Reclaiming a word means taking something that has been used in a negative way and turning it into a badge of pride. Even impressionist painting has done this – the first critic to view the paintings with their quick, imprecise strokes and focus on light, sneered that this was nothing more than an “impression” of a picture, not a real painting, and a movement was born.
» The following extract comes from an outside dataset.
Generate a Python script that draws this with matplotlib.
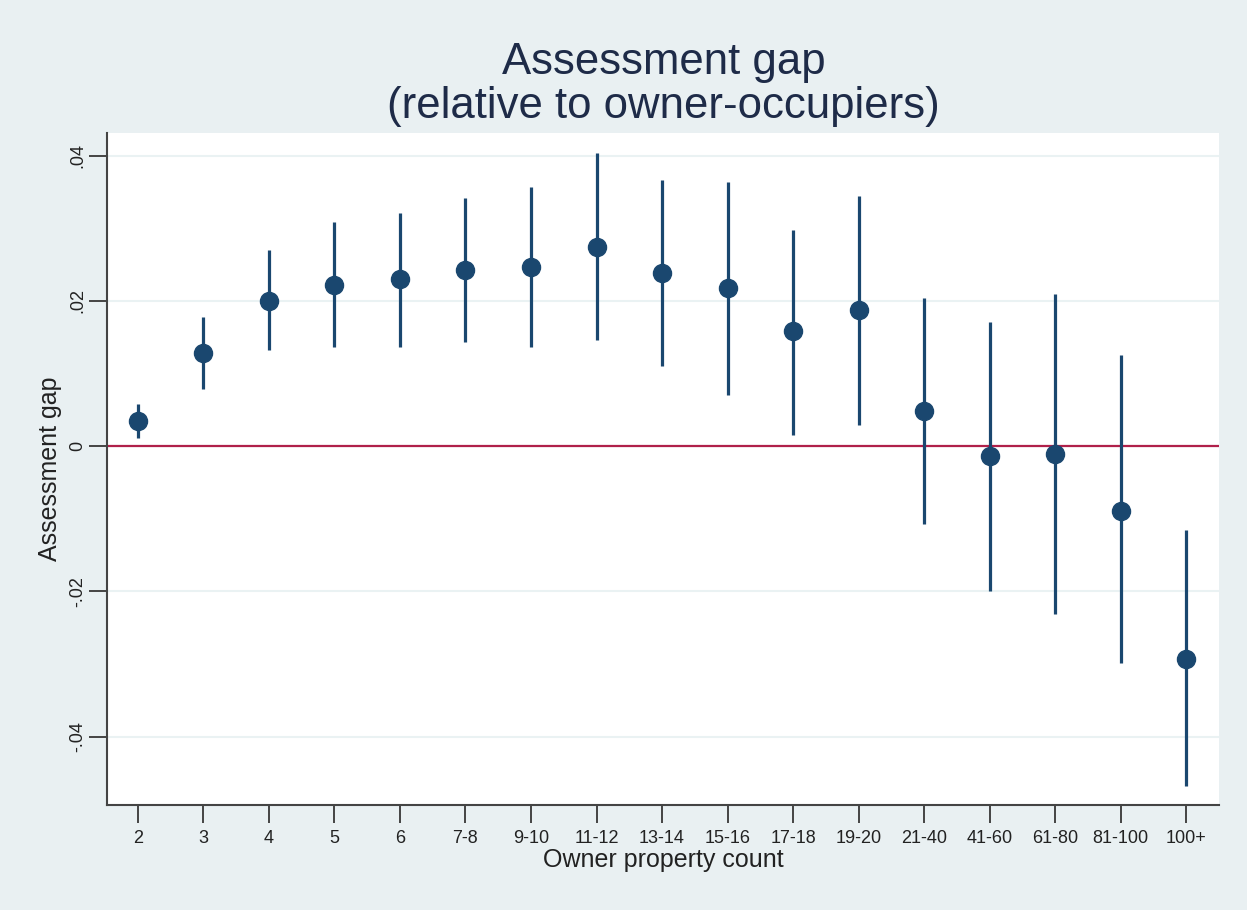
import numpy as np
import matplotlib.pyplot as plt

# categories and estimates
cats = ['2', '3', '4', '5', '6', '7-8', '9-10', '11-12', '13-14', '15-16',
        '17-18', '19-20', '21-40', '41-60', '61-80', '81-100', '100+']
est = [0.0034, 0.0128, 0.0200, 0.0222, 0.0230, 0.0242, 0.0246, 0.0274,
       0.0239, 0.0217, 0.0158, 0.0188, 0.0048, -0.0014, -0.0011, -0.0089, -0.0293]
ci_hi = [0.0058, 0.0178, 0.0270, 0.0309, 0.0321, 0.0341, 0.0357, 0.0403,
         0.0367, 0.0364, 0.0298, 0.0344, 0.0204, 0.0171, 0.0210, 0.0125, -0.0115]
ci_lo = [0.0011, 0.0078, 0.0133, 0.0137, 0.0136, 0.0144, 0.0137, 0.0146,
         0.0110, 0.0071, 0.0016, 0.0029, -0.0107, -0.0199, -0.0231, -0.0299, -0.0468]
yticks = [-0.04, -0.02, 0, 0.02, 0.04]
ytick_labels = ['-.04', '-.02', '0', '.02', '.04']

bg = '#e9f0f2'
navy = '#1a476f'
plt.rcParams['font.family'] = ['Liberation Sans', 'DejaVu Sans']

fig = plt.figure(figsize=(12.47, 9.10), dpi=100, facecolor=bg)
ax = fig.add_axes([0.0858, 0.1154, 0.8918, 0.7384])
ax.set_facecolor('white')

x = np.arange(len(cats))
ax.vlines(x, ci_lo, ci_hi, color=navy, lw=2.3, zorder=3)
ax.plot(x, est, 'o', color=navy, ms=13, zorder=4)
ax.axhline(0, color='#b0204a', lw=1.6, zorder=2)

ax.set_xlim(-0.47, 16.5)
ax.set_ylim(-0.0494, 0.0431)
ax.set_xticks(x)
ax.set_xticklabels(cats, fontsize=13, color='#222222')
ax.set_yticks(yticks)
ax.set_yticklabels(ytick_labels, fontsize=13, rotation=90, va='center', color='#222222')
ax.grid(axis='y', color='#eaf2f3', lw=1.5, zorder=0)
ax.tick_params(length=13, width=1.4, color='#444444', pad=5)
ax.tick_params(axis='y', pad=2)

for s in ['top', 'right']:
    ax.spines[s].set_visible(False)
for s in ['left', 'bottom']:
    ax.spines[s].set_color('#444444')
    ax.spines[s].set_linewidth(1.5)

ax.set_xlabel('Owner property count', fontsize=18, color='#222222', labelpad=1)
ax.set_ylabel('Assessment gap', fontsize=18, color='#222222', labelpad=5)
fig.text(0.532, 0.907, 'Assessment gap\n(relative to owner-occupiers)',
         ha='center', va='center', fontsize=31.5, color='#1e2b48', linespacing=1.1)

plt.savefig('out.png', dpi=100, facecolor=bg)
We were struck by this when we saw the photos sent in by patients and their families and caregivers for World Obesity Day, which took place last Wednesday, March 4. From Nigeria to Nashville, and Kuwait to Kenya, people sent selfies and photos of themselves proudly holding their hands in the O shape. Why O? Well, to be honest, as part of a wider effort to expand and reimagine World Obesity Day, we needed something simple and universal that anyone, anywhere could do to show their support. We were launching a new World Obesity Day with several other groups agreeing to celebrate on one single day, and our campaign on the roots of obesity was focused on decision makers and health providers, as well as people living with obesity. Roots are a great universal object, and we developed a common declaration using ROOTS as an acronym, but still needed something simple to harness the power of our social media age. The O shape seemed to do the trick and we were amazed at how many people responded positively – starting with Nelson Mandela’s lovely granddaughter Zoleka, a cancer survivor and patient activist based in South Africa, as well as actress Dame Helen Mirren.
So much of obesity is still not understood, but what is known is that people with #obesity suffer a terrible level of stigma in many countries. The word obesity has not been used as a noun but an adjective, and the difference between “She has obesity” and “she is obese” is vast, based in part on whether people believe obesity is a disease or some kind of failure of will. Thinking back to our own experiences as doctors and patients, we kept coming back to the point that the patient in the Gulf was relieved to have a name for her condition. The word obesity has been very loaded, and used against people with obesity. This is not right, and this must change. It’s time the word obesity reclaims its rightful place as a noun describing a disease process; a condition that may be with people for their entire lives but does not lay any claim to the quality of that life. Or, for that matter, to the determination and courage many people with obesity exhibit as they seek to remain as healthy and happy as possible, no matter what their weight is.
At the same time, in many parts of the world, awareness of the word obesity is quite new, and patients with obesity in places like the Gulf have expressed relief that they have a name for their condition, one that captures the fact that it is a disease and a risk factor, and most important, not a personal failing. Obesity is a chronic relapsing disease. Once seen as a health concern in high-income countries only, the highest levels of obesity are now in low- and middle-income countries. In many of these countries, undernutrition still prevails, and they are now experiencing the double burden of malnutrition. The Pacific Islands and Middle East experience particularly high prevalence of obesity, affecting up to two thirds of people in some countries, yet commitments to address this have fallen far short. It should also be noted that excess weight is seen as a positive in many countries, especially small island developing states, so stigma plays a different role.
We have learned from other movements that an engaged patient and person living with a disease is central to successful advocacy and better outcomes. People with obesity are some of the most extraordinary champions. At the same time, the word obesity has sometimes been used as a pejorative, and pictures of people with obesity often show their shirts unbuttoned, hands laden with fast food.
On World Obesity Day, let’s reclaim the word obesity, showing it as a complex disease and driver of other diseases, one that calls for a shared and global response.